Arabella Byrne

There’s something smug about a Nehru jacket

What do its British wearers think they’re signalling?

  • From Spectator Life
The Sirplus velvet Behru jackets, retail price £455 (SIRPLUS)

At a recent drinks party in Oxfordshire, I counted five men wearing Nehru waistcoats. Not one of these men looked like he was paying homage to the garment’s namesakes, Indian Prime Minister Jawaharlal Nehru. Not one looked as if they were genuinely taken with Indian fashion nor remotely bothered that they were wearing the same thing.

I detect a hint of smugness in there somewhere, a rather-too-pleased-with-itself appropriation

Puzzled, I thought back to other men I’ve seen rocking the Nehru: Imran Khan, obviously; Nicholas Coleridge, probably; Mick Jagger, surely. I’m not sure what all these men have in common, but their take-up of the Nehru waistcoat has neither surprised nor alarmed me. Politico-cricketers, Condé Nast execs, rock stars – all might wear the Nehru in a sophisticated, got-this-old-thing-in-Simla kind of way. All perfectly normal.

But how has the Nehru made it to Charlbury and beyond? Perhaps it has something to do with our appalling weather and parlous central heating; maybe it is highly desirable, as a man, to have a coat that you are not asked to take off on arrival. But practicalities are not what the Nehru is about, or you’d sooner wear your Schöffel. No, the Nehru is a distinct statement. I’m just not quite sure what it’s saying: I’m well-travelled? I’m a sans jacket radical?

Confused, I ask the Times fashion editor, Hannah Rogers, to set me right. ‘Velvet variations are all but uniform on the thirty-something wedding circuits I traverse, while those without sleeves have become a cornerstone of City wardrobes,’ she says, confirming that I am not imagining their ubiquity. The zeitgeist has pronounced the Nehru as jacket of choice for a certain class of man: City broker, Oxfordshire dad, Gen Z posho. Rogers also reminds me of the Nehru’s astonishing ability to cut across generations: ‘Perhaps what is most seductive about the design, though, is that it offers a twist on the classic dinner jacket without scaring the horses. That is to say: it looks modern, but not trendy.’

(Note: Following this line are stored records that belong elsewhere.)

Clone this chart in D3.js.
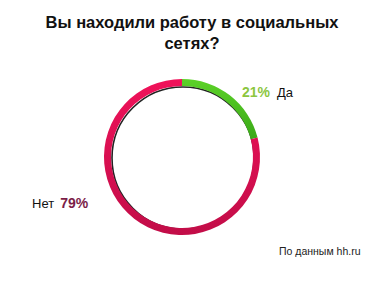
<!DOCTYPE html>
<html>
<head>
<meta charset="utf-8">
<script src="https://cdn.jsdelivr.net/npm/d3@7"></script>
<style>
  body { margin: 0; background: #fff; }
  svg { display: block; font-family: "Liberation Sans", Arial, sans-serif; }
</style>
</head>
<body>
<svg id="chart"></svg>
<script>
const titleLines = ["Вы находили работу в социальных", "сетях?"];
const categories = ["Да", "Нет"];
const values = [21, 79];
const valueColors = ["#8cc63f", "#7b1d48"];
const source = "По данным hh.ru";

const width = 386, height = 283;
const cx = 182, cy = 157, outerR = 78, ring = 7;

const svg = d3.select("#chart").attr("width", width).attr("height", height);

const defs = svg.append("defs");
const pinkGrad = defs.append("linearGradient").attr("id", "pink")
    .attr("x1", 0).attr("y1", 0).attr("x2", 0).attr("y2", 1);
pinkGrad.append("stop").attr("offset", "0%").attr("stop-color", "#f0125a");
pinkGrad.append("stop").attr("offset", "100%").attr("stop-color", "#c20d48");
const greenGrad = defs.append("linearGradient").attr("id", "green")
    .attr("x1", 0).attr("y1", 0).attr("x2", 0).attr("y2", 1);
greenGrad.append("stop").attr("offset", "0%").attr("stop-color", "#5cd228");
greenGrad.append("stop").attr("offset", "100%").attr("stop-color", "#3aa818");

svg.selectAll(".title")
    .data(titleLines)
    .join("text")
    .attr("class", "title")
    .attr("x", 192)
    .attr("y", (d, i) => 28 + i * 21)
    .attr("text-anchor", "middle")
    .attr("font-size", 16.5)
    .attr("font-weight", "bold")
    .attr("fill", "#111")
    .text(d => d);

const pie = d3.pie().sort(null).value(d => d)(values);
const arc = d3.arc().innerRadius(outerR - ring).outerRadius(outerR);

const g = svg.append("g").attr("transform", `translate(${cx},${cy})`);

// inner shadow line
g.append("circle")
    .attr("cx", 1).attr("cy", 1)
    .attr("r", outerR - ring)
    .attr("fill", "none")
    .attr("stroke", "#222")
    .attr("stroke-width", 1.6);

g.selectAll("path")
    .data(pie)
    .join("path")
    .attr("d", arc)
    .attr("fill", (d, i) => i === 0 ? "url(#green)" : "url(#pink)");

// labels
const yes = svg.append("text").attr("x", 242).attr("y", 97).attr("font-size", 14);
yes.append("tspan").attr("font-weight", "bold").attr("fill", valueColors[0]).text(values[0] + "%");
yes.append("tspan").attr("dx", 7).attr("fill", "#111").attr("font-size", 13).text(categories[0]);

const no = svg.append("text").attr("x", 32).attr("y", 208).attr("font-size", 14);
no.append("tspan").attr("fill", "#111").attr("font-size", 13).text(categories[1]);
no.append("tspan").attr("dx", 6).attr("font-weight", "bold").attr("fill", valueColors[1]).text(values[1] + "%");

svg.append("text")
    .attr("x", 279).attr("y", 255)
    .attr("font-size", 10.5)
    .attr("fill", "#222")
    .text(source);
</script>
</body>
</html>
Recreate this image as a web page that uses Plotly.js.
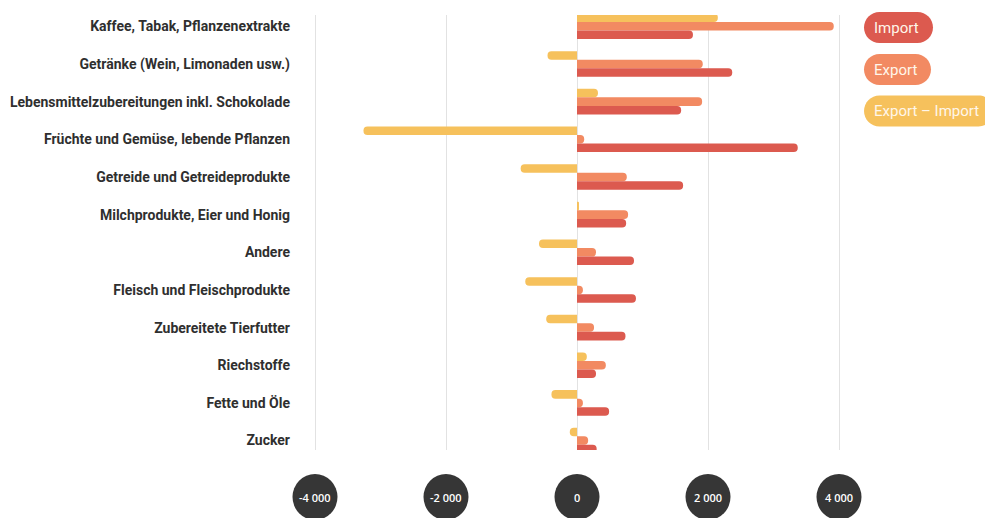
<!DOCTYPE html>
<html>
<head>
<meta charset="utf-8">
<script src="https://cdn.plot.ly/plotly-3.0.1.min.js"></script>
<style>
  html, body { margin: 0; padding: 0; background: #ffffff; }
  #chart { width: 985px; height: 518px; }
</style>
</head>
<body>
<div id="chart"></div>
<script>
// Agrarhandel nach Warengruppen (Import, Export, Saldo)
const categories = [
  'Kaffee, Tabak, Pflanzenextrakte',
  'Getränke (Wein, Limonaden usw.)',
  'Lebensmittelzubereitungen inkl. Schokolade',
  'Früchte und Gemüse, lebende Pflanzen',
  'Getreide und Getreideprodukte',
  'Milchprodukte, Eier und Honig',
  'Andere',
  'Fleisch und Fleischprodukte',
  'Zubereitete Tierfutter',
  'Riechstoffe',
  'Fette und Öle',
  'Zucker'
];
const importValues = [1770, 2370, 1590, 3370, 1620, 750, 870, 900, 740, 290, 490, 300];
const exportValues = [3920, 1920, 1910, 110, 760, 780, 290, 90, 260, 440, 90, 170];
const balanceValues = [2150, -450, 320, -3260, -860, 30, -580, -790, -470, 150, -390, -110];

const tickValues = [-4000, -2000, 0, 2000, 4000];
const tickLabels = ['-4 000', '-2 000', '0', '2 000', '4 000'];

const seriesNames = ['Import', 'Export', 'Export – Import'];
const seriesColors = ['#dc5a4f', '#f28a62', '#f6c15c'];

const W = 985, H = 518;
const M = { l: 300, r: 135, t: 15, b: 68 };
const plotW = W - M.l - M.r, plotH = H - M.t - M.b;
const paperX = px => (px - M.l) / plotW;
const paperY = py => (H - M.b - py) / plotH;

// x-Achse: 2000 Einheiten je 131 px, Null bei 577 px
const unitPerPx = 2000 / 131;
const xRange = [(M.l - 577) * unitPerPx, (W - M.r - 577) * unitPerPx];
const valueToPaper = v => (v - xRange[0]) / (xRange[1] - xRange[0]);

const labelFont = 'Roboto, "Liberation Sans", sans-serif';

// Saldo zuerst, damit er oben in jeder Gruppe liegt
const traceSpec = [
  { name: seriesNames[2], values: balanceValues, color: seriesColors[2] },
  { name: seriesNames[1], values: exportValues, color: seriesColors[1] },
  { name: seriesNames[0], values: importValues, color: seriesColors[0] }
];

const data = traceSpec.map(s => ({
  type: 'bar',
  orientation: 'h',
  name: s.name,
  x: s.values,
  y: categories,
  marker: { color: s.color, cornerradius: '50%' },
  hoverinfo: 'x+name'
}));

// Pillenförmige Legende
function pillPath(w, r) {
  const k = 0.5523 * r;
  return `M ${r},${-r} L ${w - r},${-r} C ${w - r + k},${-r} ${w},${-k} ${w},0 ` +
         `C ${w},${k} ${w - r + k},${r} ${w - r},${r} L ${r},${r} ` +
         `C ${r - k},${r} 0,${k} 0,0 C 0,${-k} ${r - k},${-r} ${r},${-r} Z`;
}
const legendRows = [
  { text: seriesNames[0], color: seriesColors[0], cy: 27.5, w: 69 },
  { text: seriesNames[1], color: seriesColors[1], cy: 69.5, w: 67 },
  { text: seriesNames[2], color: seriesColors[2], cy: 111, w: 130 }
];

const shapes = [];
const annotations = [];
legendRows.forEach(row => {
  shapes.push({
    type: 'path', xref: 'paper', yref: 'paper',
    xsizemode: 'pixel', ysizemode: 'pixel',
    xanchor: paperX(864), yanchor: paperY(row.cy),
    path: pillPath(row.w, 15.5),
    fillcolor: row.color, line: { width: 0 }, layer: 'above'
  });
  annotations.push({
    xref: 'paper', yref: 'paper', x: paperX(872), y: paperY(row.cy),
    xanchor: 'left', yanchor: 'middle', showarrow: false,
    text: row.text, font: { family: labelFont, size: 15, color: '#fff6ea' }
  });
});

// Achsenbeschriftung in dunklen Kreisen
tickValues.forEach((v, i) => {
  shapes.push({
    type: 'circle', xref: 'paper', yref: 'paper',
    xsizemode: 'pixel', ysizemode: 'pixel',
    xanchor: valueToPaper(v), yanchor: paperY(497),
    x0: -22.5, x1: 22.5, y0: -23, y1: 23,
    fillcolor: '#363636', line: { width: 0 }, layer: 'above'
  });
  annotations.push({
    xref: 'paper', yref: 'paper', x: valueToPaper(v), y: paperY(497),
    xanchor: 'center', yanchor: 'middle', showarrow: false,
    text: tickLabels[i], font: { family: '"Open Sans", sans-serif', size: 11, color: '#ffffff', weight: 600 }
  });
});

const layout = {
  width: W, height: H,
  margin: M,
  paper_bgcolor: '#ffffff', plot_bgcolor: '#ffffff',
  showlegend: false,
  barmode: 'group',
  bargap: 0.32,
  bargroupgap: 0,
  barcornerradius: '50%',
  xaxis: {
    range: xRange,
    tickvals: tickValues,
    showticklabels: false,
    showgrid: true, gridcolor: '#e2e2e2', gridwidth: 1,
    zeroline: true, zerolinecolor: '#e2e2e2', zerolinewidth: 1,
    showline: false, fixedrange: true
  },
  yaxis: {
    type: 'category',
    range: [11.25, -0.3],
    showgrid: false, zeroline: false, showline: false,
    ticks: '', ticklabelstandoff: 9,
    tickfont: { family: labelFont, size: 14, color: '#2f2f2f', weight: 'bold' },
    fixedrange: true
  },
  shapes: shapes,
  annotations: annotations
};

Plotly.newPlot('chart', data, layout, { displayModeBar: false, staticPlot: true });
</script>
</body>
</html>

Recently, the Nehru has made headlines in the Telegraph. Lord Hugo Manners (see point three above) has set up a company called Joah the sells ‘traditional Indian fashion’ (read: dozens upon dozens of Nehrus). He has been accused of ‘profiting off colonialism’ through his marketing of Indian fashion. From a brocade sofa in a library at Belvoir Castle, Manners has fought back, retorting that his company has always credited its tailors in Jaipur and, to boot, ‘I can’t do anything about where I was born’. Hear, hear.

As a woman, I have little understanding of the prices and places where men shop. Directed to Sirplus by a male friend (a brand that sounds like it’s for plus-size gents but rather prides itself on the surplus fabric it uses), I quickly see that this is another destination for Nehru enthusiasts. Pictures of young men in Nehrus assail me from the website in velvet and wool, set against rural and rugged backdrops – a look achievable for the princely sum of £300 and upwards.

Their expressions are the wan look of all models, but I detect a hint of smugness in there somewhere, a rather-too-pleased-with-itself appropriation. I ask artist Matthew Rice whether I am projecting too much onto the Nehru; whether I have taken against them irrationally. ‘I’m not too sure about the Nehru look,’ he replies, ‘synonymous with the ominous “kitchen sups”, it seems to have taken rather a tweedy hold, a bit like an indoor Schöffel.’

My best guess is that the Nehru has become part of a wider, anti-woke narrative that takes against the frenzied, hand-wringing of institutions such as the National Trust. A symbol of unapologetic affluence, the Nehru is therefore a defiant take-up of Raj, Jewel in the Crown-style. A tacit, if very polite, fingers up to the concept of cultural appropriation in a postcolonial world.

Maybe the Nehru will go the way of all fashions that become too tweedy and come to be seen the sole preserve of the country set, a sartorial anachronism relegated to the provinces like the bohemian look for women. It would be nice, I think rather wistfully, to see men in something with sleeves and a lapel. But then it occurs to me that men probably feel this way about women’s strange and varied fashion trends all the time: my husband regards the stiletto with deep suspicion. In the meantime, I shall keep up my Nehru count, hoping to make it into double digits by the end of the month.